Planar Flow on a 2D Banana Distribution

This example demonstrates learning a synthetic 2D banana distribution with a planar normalizing flow [RM2015] by maximizing the Evidence Lower BOund (ELBO).

The two required ingredients are:

  • A log-density function logp for the target distribution.
  • A parametrised invertible transformation (the planar flow) applied to a simple base distribution.

Target Distribution

The banana target used here is defined in example/targets/banana.jl (see source for details):

using Random, Distributions
Random.seed!(123)

target = Banana(2, 1.0, 10.0)  # (dimension, nonlinearity, scale)
logp = Base.Fix1(logpdf, target)

You can visualise its contour and samples (figure shipped as banana.png).

Banana

Planar Flow

A planar flow of length N applies a sequence of planar layers to a base distribution q₀:

\[T_{n,\theta_n}(x) = x + u_n \tanh(w_n^T x + b_n), \qquad n = 1,\ldots,N.\]

Parameters θₙ = (uₙ, wₙ, bₙ) are learned.

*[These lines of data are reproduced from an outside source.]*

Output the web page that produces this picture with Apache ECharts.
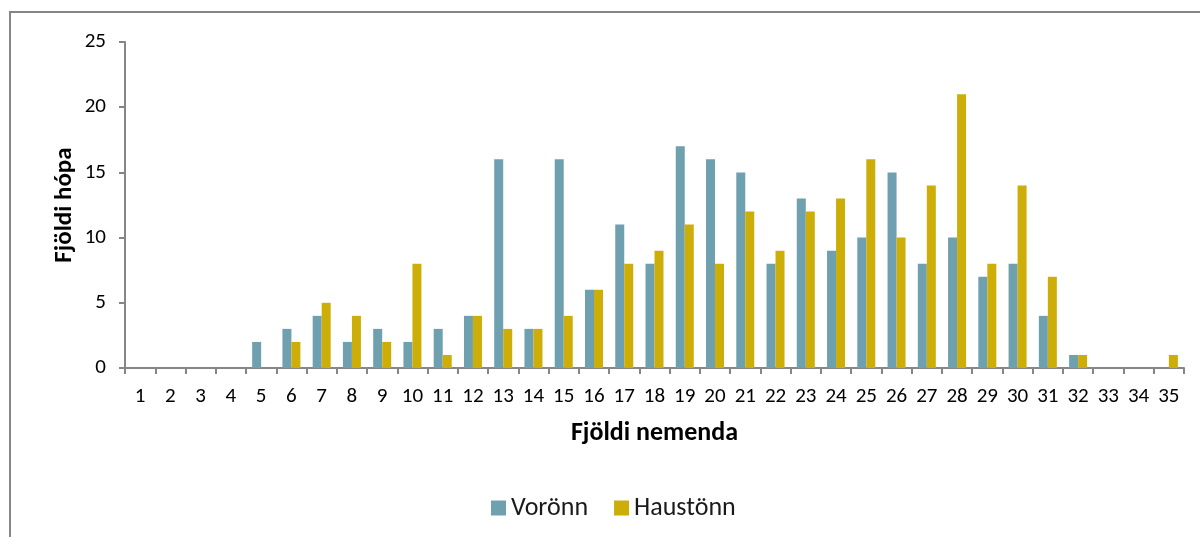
<!DOCTYPE html>
<html>
<head>
<meta charset="utf-8">
<script src="https://cdn.jsdelivr.net/npm/echarts@6/dist/echarts.min.js"></script>
<style>
  html, body { margin: 0; padding: 0; background: #fff; }
  #chart { width: 1200px; height: 537px; }
</style>
</head>
<body>
<div id="chart"></div>
<script>
// fjöldi nemenda (x-ás)
const categories = ['1', '2', '3', '4', '5', '6', '7', '8', '9', '10', '11', '12', '13', '14', '15', '16', '17', '18',
  '19', '20', '21', '22', '23', '24', '25', '26', '27', '28', '29', '30', '31', '32', '33', '34', '35']
const voronn = [0, 0, 0, 0, 2, 3, 4, 2, 3, 2, 3, 4, 16, 3, 16, 6, 11, 8, 17, 16, 15, 8, 13, 9, 10, 15, 8, 10, 7, 8, 4, 1, 0, 0, 0]
const haustonn = [0, 0, 0, 0, 0, 2, 5, 4, 2, 8, 1, 4, 3, 3, 4, 6, 8, 9, 11, 8, 12, 9, 12, 13, 16, 10, 14, 21, 8, 14, 7, 1, 0, 0, 1]
const yTicks = [0, 5, 10, 15, 20, 25]

const font = 'Carlito, Lato, "Open Sans", sans-serif'
const axisGray = '#868686'

const myEchart = echarts.init(document.getElementById('chart'))
const options = {
  animation: false,
  textStyle: { fontFamily: font },
  graphic: [
    {
      type: 'rect',
      shape: { x: 10, y: 12, width: 1200, height: 600 },
      style: { fill: 'none', stroke: axisGray, lineWidth: 2 }
    }
  ],
  grid: {
    left: 125,
    right: 16,
    top: 42,
    bottom: 169
  },
  legend: {
    left: 486,
    top: 490,
    itemWidth: 15,
    itemHeight: 15,
    itemGap: 26,
    icon: 'rect',
    textStyle: { fontSize: 26, color: '#1a1a1a', fontFamily: font }
  },
  xAxis: {
    type: 'category',
    data: categories,
    name: 'Fjöldi nemenda',
    nameLocation: 'middle',
    nameGap: 52,
    nameMoveOverlap: false,
    nameTextStyle: { fontSize: 26, fontWeight: 'bold', color: '#000', fontFamily: font },
    axisLine: { lineStyle: { color: axisGray, width: 2 } },
    axisTick: { show: true, length: 6, lineStyle: { color: axisGray, width: 2 } },
    axisLabel: { fontSize: 21, color: '#000', margin: 18, fontFamily: font },
    splitLine: { show: false }
  },
  yAxis: {
    type: 'value',
    min: 0,
    max: yTicks[yTicks.length - 1],
    interval: 5,
    name: 'Fjöldi hópa',
    nameLocation: 'middle',
    nameGap: 48,
    nameMoveOverlap: false,
    nameTextStyle: { fontSize: 25, fontWeight: 'bold', color: '#000', fontFamily: font },
    axisLine: { show: true, lineStyle: { color: axisGray, width: 2 } },
    axisTick: { show: true, inside: false, length: 6, lineStyle: { color: axisGray, width: 2 } },
    axisLabel: { fontSize: 21, color: '#000', margin: 19, fontFamily: font },
    splitLine: { show: false }
  },
  series: [
    {
      name: 'Vorönn',
      type: 'bar',
      data: voronn,
      barWidth: 9,
      barGap: '0%',
      itemStyle: { color: '#6FA0B0' }
    },
    {
      name: 'Haustönn',
      type: 'bar',
      data: haustonn,
      barWidth: 9,
      barGap: '0%',
      itemStyle: { color: '#CDAE08' }
    }
  ]
}
myEchart.setOption(options)
</script>
</body>
</html>
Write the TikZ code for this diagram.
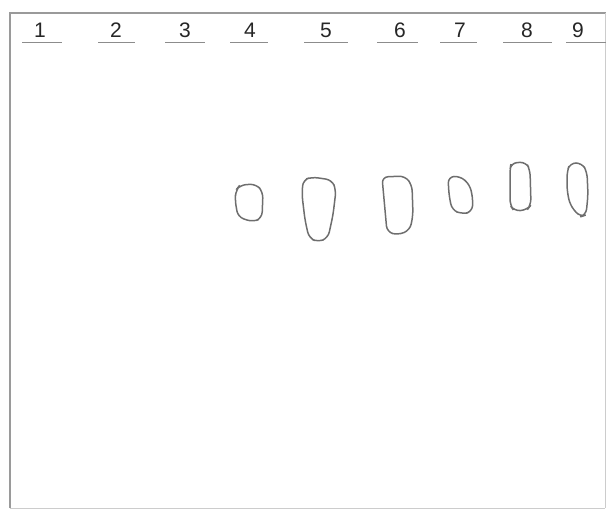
\documentclass[tikz,border=0pt]{standalone}
\usepackage{fontspec}
\setmainfont{Liberation Sans}
\definecolor{plate}{HTML}{9A9A9A}
\definecolor{pencil}{HTML}{6E6E6E}
\definecolor{rule}{HTML}{8C8C8C}

\begin{document}
\begin{tikzpicture}[x=1pt,y=-1pt,thick, every node/.style={font=\fontsize{21}{21}\selectfont, text=black!85}]
  \useasboundingbox (0,0) rectangle (607,511);
  % plate outline
  \draw[draw=plate,line width=1.2pt] (10,508)--(10,13)--(606,13);
  \draw[draw=plate!50,line width=0.8pt] (605,13)--(605,508);
  \draw[draw=plate!50,line width=0.8pt] (10,508)--(605,508);
  % lane numbers with start marks
  \foreach \n/\x/\a/\b in {1/40/22/62, 2/116/98/135, 3/185/165/205, 4/250/230/268, 5/326/304/348, 6/400/377/418, 7/460/440/477, 8/527/503/552, 9/578/566/606} {
    \node (n\n) at (\x,30) {\n};
    \draw[draw=rule,line width=0.9pt] (\a,42)--(\b,42);
  }
  % spots
  \tikzset{spot/.style={draw=pencil,line width=1.5pt,rounded corners=6pt}}
  \draw[spot] (240,185)--(256,184)--(263,192)--(262,218)--(253,222)--(238,217)--(235,200)--(236,190)--cycle;
  \draw[spot] (303,180)--(312,177)--(332,180)--(336,190)--(333,215)--(328,238)--(318,242)--(309,238)--(305,220)--(302,195)--cycle;
  \draw[spot] (382,177)--(405,176)--(412,185)--(413,215)--(410,230)--(398,235)--(387,232)--(385,210)--cycle;
  \draw[spot] (448,177)--(460,176)--(470,185)--(473,200)--(472,212)--(462,214)--(452,210)--(449,195)--cycle;
  \draw[spot] (511,163)--(526,162)--(530,170)--(531,205)--(527,210)--(514,211)--(510,205)--(510,170)--cycle;
  \draw[spot] (570,163)--(582,163)--(587,172)--(588,195)--(586,215)--(580,217)--(570,205)--(567,190)--(567,172)--cycle;
\end{tikzpicture}
\end{document}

Bijectors.jl provides PlanarLayer.

using Bijectors
using Functors # for @leaf

function create_planar_flow(n_layers::Int, q₀)
    d = length(q₀)
    Ls = [PlanarLayer(d) for _ in 1:n_layers]
    ts = reduce(∘, Ls)  # alternatively: FunctionChains.fchain(Ls)
    return transformed(q₀, ts)
end

@leaf MvNormal  # prevent updating base distribution parameters
q₀ = MvNormal(zeros(2), ones(2))
flow = create_planar_flow(10, q₀)
flow_untrained = deepcopy(flow)  # keep copy for comparison

If you build many layers (e.g. > ~30) you may reduce compilation time by using FunctionChains.jl:

# uncomment the following lines to use FunctionChains
# using FunctionChains
# ts = fchain([PlanarLayer(d) for _ in 1:n_layers])

See this comment for how the compilation time might be a concern.

Training the Flow

We maximize the ELBO (here using the minibatch estimator elbo_batch) with the generic train_flow interface.

using NormalizingFlows
using ADTypes, Optimisers
using Mooncake

sample_per_iter = 32
adtype = ADTypes.AutoMooncake(; config=Mooncake.Config())  # try AutoZygote() / AutoForwardDiff() / etc.
# optional: callback function to track the batch size per iteration and the AD backend used 
cb(iter, opt_stats, re, θ) = (sample_per_iter=sample_per_iter, ad=adtype)
# optional: defined stopping criteria when the gradient norm is less than 1e-3
checkconv(iter, stat, re, θ, st) = stat.gradient_norm < 1e-3

flow_trained, stats, _ = train_flow(
    elbo_batch,
    flow,
    logp,
    sample_per_iter;
    max_iters = 20_000,
    optimiser = Optimisers.Adam(1e-2),
    ADbackend = adtype,
    callback = cb,
    hasconverged = checkconv,
    show_progress = false,
)

losses = map(x -> x.loss, stats)

Plot the losses (negative ELBO):

using Plots
plot(losses; xlabel = "iteration", ylabel = "negative ELBO", label = "", lw = 2)

elbo

Evaluating the Trained Flow

The trained flow is a Bijectors.TransformedDistribution, so we can call rand to draw iid samples and call logpdf to evaluate the log-density function of the flow. See documentation of Bijectors.jl for details.

n_samples = 1_000
samples_trained   = rand(flow_trained, n_samples)
samples_untrained = rand(flow_untrained, n_samples)
samples_true      = rand(target, n_samples)

Simple visual comparison:

using Plots
scatter(samples_true[1, :], samples_true[2, :]; label="Target", ms=2, alpha=0.5)
scatter!(samples_untrained[1, :], samples_untrained[2, :]; label="Untrained", ms=2, alpha=0.5)
scatter!(samples_trained[1, :],  samples_trained[2, :];  label="Trained", ms=2, alpha=0.5)
plot!(title = "Planar Flow: Before vs After Training", xlabel = "x₁", ylabel = "x₂", legend = :topleft)

compare

Notes

  • Use elbo instead of elbo_batch for a single-sample estimator.
  • Switch AD backends by changing adtype (see ADTypes.jl).
  • Marking the base distribution with @leaf prevents its parameters from being updated during training.

Reference

  • RM2015Rezende, D. & Mohamed, S. (2015). Variational Inference with Normalizing Flows. ICML.